» **Set problem**: From the entries below, print exactly the span beginning with the line holding "Emit a web page" and ending with the line holding "const sectorEdges = [0,45,135,225,315,360];", endpoints included, and skip any pictures.

» **Data section**:
----

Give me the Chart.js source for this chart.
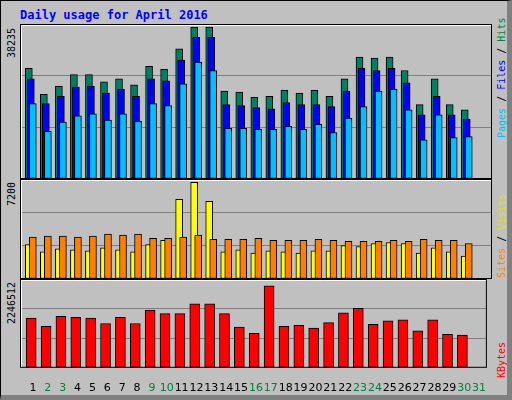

----

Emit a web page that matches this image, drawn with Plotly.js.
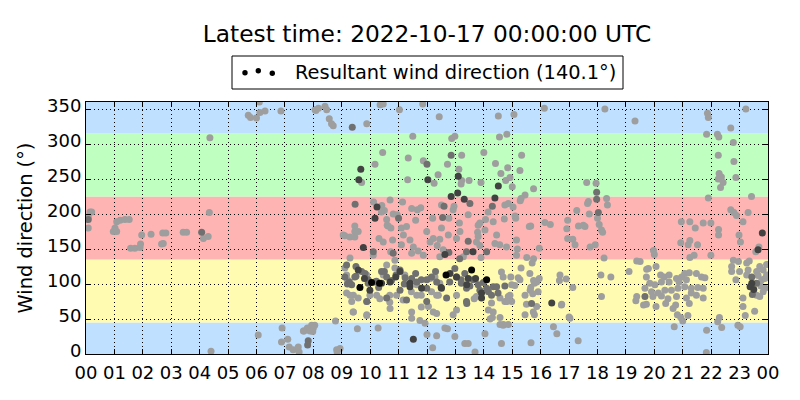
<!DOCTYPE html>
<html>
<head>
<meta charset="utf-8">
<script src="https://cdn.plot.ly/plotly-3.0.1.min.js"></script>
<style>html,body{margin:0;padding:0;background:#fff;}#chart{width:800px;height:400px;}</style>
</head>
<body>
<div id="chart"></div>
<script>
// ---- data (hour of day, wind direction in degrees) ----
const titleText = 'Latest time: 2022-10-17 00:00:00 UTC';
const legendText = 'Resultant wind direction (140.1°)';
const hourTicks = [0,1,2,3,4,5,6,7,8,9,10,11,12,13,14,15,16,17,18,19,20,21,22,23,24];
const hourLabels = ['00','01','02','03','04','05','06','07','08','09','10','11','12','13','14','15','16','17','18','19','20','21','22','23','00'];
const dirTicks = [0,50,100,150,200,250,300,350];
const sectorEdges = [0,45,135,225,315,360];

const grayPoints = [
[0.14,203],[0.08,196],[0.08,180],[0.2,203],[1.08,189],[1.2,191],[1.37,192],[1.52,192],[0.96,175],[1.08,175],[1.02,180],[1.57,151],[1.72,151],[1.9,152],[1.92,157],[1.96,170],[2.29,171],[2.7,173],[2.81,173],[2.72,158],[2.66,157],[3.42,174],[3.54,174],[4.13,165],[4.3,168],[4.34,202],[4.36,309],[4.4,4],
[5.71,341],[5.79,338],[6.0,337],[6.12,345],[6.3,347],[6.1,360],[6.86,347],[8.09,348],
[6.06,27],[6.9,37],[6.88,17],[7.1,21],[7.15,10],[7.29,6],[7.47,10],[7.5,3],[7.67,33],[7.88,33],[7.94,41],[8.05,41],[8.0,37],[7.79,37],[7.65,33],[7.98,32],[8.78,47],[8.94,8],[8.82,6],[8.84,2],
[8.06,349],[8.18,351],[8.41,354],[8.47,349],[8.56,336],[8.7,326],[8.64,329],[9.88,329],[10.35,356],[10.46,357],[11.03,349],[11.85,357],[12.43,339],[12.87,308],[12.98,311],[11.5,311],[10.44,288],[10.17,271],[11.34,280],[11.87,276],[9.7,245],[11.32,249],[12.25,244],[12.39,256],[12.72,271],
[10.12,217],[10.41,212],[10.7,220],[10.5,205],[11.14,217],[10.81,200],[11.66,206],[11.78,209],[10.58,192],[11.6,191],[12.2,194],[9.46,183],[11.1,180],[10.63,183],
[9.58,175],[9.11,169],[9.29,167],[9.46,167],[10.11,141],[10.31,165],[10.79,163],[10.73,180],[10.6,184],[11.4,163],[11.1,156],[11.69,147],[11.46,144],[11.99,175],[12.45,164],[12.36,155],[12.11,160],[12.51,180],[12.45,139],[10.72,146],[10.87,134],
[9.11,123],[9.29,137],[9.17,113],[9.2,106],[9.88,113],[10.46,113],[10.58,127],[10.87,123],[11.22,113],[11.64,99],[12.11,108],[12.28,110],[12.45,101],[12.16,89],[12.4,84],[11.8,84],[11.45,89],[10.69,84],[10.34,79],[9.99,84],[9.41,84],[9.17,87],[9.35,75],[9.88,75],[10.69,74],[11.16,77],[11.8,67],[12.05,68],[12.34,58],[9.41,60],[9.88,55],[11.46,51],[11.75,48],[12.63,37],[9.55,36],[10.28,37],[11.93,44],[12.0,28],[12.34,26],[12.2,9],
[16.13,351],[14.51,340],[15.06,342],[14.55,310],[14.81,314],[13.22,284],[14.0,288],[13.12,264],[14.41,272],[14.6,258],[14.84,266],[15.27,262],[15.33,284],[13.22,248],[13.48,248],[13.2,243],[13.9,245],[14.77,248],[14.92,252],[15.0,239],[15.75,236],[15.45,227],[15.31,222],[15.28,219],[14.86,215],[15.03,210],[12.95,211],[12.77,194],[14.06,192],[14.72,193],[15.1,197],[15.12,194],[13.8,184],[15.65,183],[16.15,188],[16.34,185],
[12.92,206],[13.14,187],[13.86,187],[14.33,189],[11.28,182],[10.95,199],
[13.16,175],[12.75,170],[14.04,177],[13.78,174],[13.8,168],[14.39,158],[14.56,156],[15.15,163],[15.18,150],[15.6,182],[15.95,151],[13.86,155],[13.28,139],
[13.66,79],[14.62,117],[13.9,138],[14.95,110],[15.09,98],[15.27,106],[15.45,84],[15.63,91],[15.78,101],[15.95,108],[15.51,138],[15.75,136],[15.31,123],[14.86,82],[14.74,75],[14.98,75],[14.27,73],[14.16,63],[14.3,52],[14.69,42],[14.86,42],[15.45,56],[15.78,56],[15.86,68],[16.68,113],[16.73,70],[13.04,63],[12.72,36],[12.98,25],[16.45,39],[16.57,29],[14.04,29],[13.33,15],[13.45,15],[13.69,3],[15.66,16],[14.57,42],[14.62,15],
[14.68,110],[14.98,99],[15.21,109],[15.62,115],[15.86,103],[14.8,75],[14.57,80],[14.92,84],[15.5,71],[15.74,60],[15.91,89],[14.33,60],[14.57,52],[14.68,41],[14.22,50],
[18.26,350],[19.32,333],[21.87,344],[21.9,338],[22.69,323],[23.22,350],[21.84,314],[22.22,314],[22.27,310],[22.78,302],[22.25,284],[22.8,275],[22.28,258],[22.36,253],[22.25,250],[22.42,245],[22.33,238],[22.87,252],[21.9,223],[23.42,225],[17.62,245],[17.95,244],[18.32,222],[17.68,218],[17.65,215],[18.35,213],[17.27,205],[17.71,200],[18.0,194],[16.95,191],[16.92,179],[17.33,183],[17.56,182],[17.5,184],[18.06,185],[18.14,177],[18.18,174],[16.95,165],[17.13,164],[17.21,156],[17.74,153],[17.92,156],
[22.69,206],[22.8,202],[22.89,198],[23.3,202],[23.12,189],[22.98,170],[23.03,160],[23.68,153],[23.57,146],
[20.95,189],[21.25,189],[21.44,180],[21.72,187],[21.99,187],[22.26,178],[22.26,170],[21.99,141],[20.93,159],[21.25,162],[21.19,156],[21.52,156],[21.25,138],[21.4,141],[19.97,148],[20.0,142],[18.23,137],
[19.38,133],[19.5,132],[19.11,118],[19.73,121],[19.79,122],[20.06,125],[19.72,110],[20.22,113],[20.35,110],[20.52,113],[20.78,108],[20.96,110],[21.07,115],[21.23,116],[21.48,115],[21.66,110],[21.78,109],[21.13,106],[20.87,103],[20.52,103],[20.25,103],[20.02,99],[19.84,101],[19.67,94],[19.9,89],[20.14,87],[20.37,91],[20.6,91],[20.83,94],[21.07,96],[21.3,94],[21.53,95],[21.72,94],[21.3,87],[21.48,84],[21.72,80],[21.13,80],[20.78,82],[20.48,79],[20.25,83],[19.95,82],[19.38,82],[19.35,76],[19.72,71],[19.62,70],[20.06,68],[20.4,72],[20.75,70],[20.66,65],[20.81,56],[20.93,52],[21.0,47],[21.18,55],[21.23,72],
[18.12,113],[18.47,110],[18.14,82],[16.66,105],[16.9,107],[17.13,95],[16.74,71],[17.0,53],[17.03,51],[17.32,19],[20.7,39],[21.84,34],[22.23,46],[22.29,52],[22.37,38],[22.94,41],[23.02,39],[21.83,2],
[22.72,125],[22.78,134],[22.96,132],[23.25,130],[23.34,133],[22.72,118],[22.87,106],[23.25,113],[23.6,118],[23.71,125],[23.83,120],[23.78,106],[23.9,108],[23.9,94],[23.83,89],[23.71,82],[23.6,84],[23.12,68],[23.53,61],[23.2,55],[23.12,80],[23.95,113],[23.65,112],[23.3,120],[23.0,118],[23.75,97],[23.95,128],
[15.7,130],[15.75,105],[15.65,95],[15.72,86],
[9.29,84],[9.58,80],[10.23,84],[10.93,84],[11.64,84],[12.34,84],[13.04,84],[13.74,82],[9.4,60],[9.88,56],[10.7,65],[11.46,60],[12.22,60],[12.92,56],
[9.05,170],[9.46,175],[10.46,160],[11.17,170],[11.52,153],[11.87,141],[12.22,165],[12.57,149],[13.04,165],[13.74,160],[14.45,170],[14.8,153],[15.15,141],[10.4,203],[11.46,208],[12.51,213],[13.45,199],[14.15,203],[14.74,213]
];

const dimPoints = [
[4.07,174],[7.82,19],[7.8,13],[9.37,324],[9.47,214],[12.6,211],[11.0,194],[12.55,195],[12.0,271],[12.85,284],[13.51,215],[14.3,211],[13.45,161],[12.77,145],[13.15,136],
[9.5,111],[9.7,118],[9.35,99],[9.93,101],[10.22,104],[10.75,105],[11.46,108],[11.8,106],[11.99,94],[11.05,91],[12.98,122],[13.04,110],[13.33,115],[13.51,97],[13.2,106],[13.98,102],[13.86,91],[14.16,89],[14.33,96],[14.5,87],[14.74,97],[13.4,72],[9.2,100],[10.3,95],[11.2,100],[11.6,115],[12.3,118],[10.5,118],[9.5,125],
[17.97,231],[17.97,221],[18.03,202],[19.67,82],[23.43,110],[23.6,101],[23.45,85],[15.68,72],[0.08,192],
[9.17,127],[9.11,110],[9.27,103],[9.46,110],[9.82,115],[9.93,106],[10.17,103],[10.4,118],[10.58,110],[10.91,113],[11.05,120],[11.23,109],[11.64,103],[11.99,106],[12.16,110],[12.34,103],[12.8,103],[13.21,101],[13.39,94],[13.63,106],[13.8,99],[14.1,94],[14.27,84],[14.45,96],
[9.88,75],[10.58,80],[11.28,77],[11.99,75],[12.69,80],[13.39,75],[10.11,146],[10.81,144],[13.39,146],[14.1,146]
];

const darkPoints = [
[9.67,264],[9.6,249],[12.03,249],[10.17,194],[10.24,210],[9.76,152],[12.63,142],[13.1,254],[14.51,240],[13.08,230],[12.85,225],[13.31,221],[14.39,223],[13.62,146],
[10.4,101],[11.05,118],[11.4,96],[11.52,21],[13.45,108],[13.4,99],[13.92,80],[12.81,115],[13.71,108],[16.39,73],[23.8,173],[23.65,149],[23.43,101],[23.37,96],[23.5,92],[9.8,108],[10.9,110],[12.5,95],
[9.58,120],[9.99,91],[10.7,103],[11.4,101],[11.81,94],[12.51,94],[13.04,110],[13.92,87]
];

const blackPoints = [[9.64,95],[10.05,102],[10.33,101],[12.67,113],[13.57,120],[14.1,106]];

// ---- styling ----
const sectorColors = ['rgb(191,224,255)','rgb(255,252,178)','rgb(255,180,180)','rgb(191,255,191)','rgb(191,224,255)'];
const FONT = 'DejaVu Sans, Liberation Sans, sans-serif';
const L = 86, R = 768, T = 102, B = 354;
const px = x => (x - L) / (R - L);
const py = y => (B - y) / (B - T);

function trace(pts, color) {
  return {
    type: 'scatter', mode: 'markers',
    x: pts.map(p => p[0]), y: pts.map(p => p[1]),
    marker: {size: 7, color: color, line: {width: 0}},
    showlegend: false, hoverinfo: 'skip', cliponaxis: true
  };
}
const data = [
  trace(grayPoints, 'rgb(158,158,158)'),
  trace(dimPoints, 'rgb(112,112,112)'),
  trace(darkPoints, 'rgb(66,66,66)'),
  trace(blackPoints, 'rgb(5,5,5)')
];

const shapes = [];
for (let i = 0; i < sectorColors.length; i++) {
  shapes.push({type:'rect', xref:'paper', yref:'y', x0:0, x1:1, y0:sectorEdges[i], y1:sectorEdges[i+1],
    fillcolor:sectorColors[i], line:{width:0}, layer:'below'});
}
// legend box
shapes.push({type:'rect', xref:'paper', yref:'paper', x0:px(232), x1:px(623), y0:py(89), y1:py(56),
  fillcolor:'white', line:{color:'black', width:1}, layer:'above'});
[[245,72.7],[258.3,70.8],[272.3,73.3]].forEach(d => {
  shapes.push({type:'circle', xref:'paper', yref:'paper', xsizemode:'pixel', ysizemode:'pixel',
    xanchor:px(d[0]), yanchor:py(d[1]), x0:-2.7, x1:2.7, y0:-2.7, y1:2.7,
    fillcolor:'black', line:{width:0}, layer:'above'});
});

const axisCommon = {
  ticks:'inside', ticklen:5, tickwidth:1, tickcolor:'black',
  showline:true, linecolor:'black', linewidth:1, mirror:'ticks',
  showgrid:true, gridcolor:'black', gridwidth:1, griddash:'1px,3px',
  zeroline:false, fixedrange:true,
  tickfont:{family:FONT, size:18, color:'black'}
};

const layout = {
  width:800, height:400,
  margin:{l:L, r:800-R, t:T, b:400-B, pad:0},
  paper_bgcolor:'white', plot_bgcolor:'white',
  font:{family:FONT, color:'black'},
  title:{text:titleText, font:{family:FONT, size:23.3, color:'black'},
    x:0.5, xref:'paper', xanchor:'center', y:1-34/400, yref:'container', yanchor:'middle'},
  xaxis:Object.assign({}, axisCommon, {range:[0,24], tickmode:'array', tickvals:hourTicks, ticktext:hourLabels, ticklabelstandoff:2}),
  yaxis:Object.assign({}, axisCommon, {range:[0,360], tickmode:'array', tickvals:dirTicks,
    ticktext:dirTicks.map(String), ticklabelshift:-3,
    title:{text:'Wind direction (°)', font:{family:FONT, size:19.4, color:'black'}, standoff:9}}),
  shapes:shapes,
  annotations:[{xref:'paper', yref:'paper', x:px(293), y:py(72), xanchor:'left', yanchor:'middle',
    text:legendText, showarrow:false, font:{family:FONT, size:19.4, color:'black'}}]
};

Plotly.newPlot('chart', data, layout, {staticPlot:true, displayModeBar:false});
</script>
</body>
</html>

----

» **Result for this exercise**:
Emit a web page that matches this image, drawn with Plotly.js.
<!DOCTYPE html>
<html>
<head>
<meta charset="utf-8">
<script src="https://cdn.plot.ly/plotly-3.0.1.min.js"></script>
<style>html,body{margin:0;padding:0;background:#fff;}#chart{width:800px;height:400px;}</style>
</head>
<body>
<div id="chart"></div>
<script>
// ---- data (hour of day, wind direction in degrees) ----
const titleText = 'Latest time: 2022-10-17 00:00:00 UTC';
const legendText = 'Resultant wind direction (140.1°)';
const hourTicks = [0,1,2,3,4,5,6,7,8,9,10,11,12,13,14,15,16,17,18,19,20,21,22,23,24];
const hourLabels = ['00','01','02','03','04','05','06','07','08','09','10','11','12','13','14','15','16','17','18','19','20','21','22','23','00'];
const dirTicks = [0,50,100,150,200,250,300,350];
const sectorEdges = [0,45,135,225,315,360];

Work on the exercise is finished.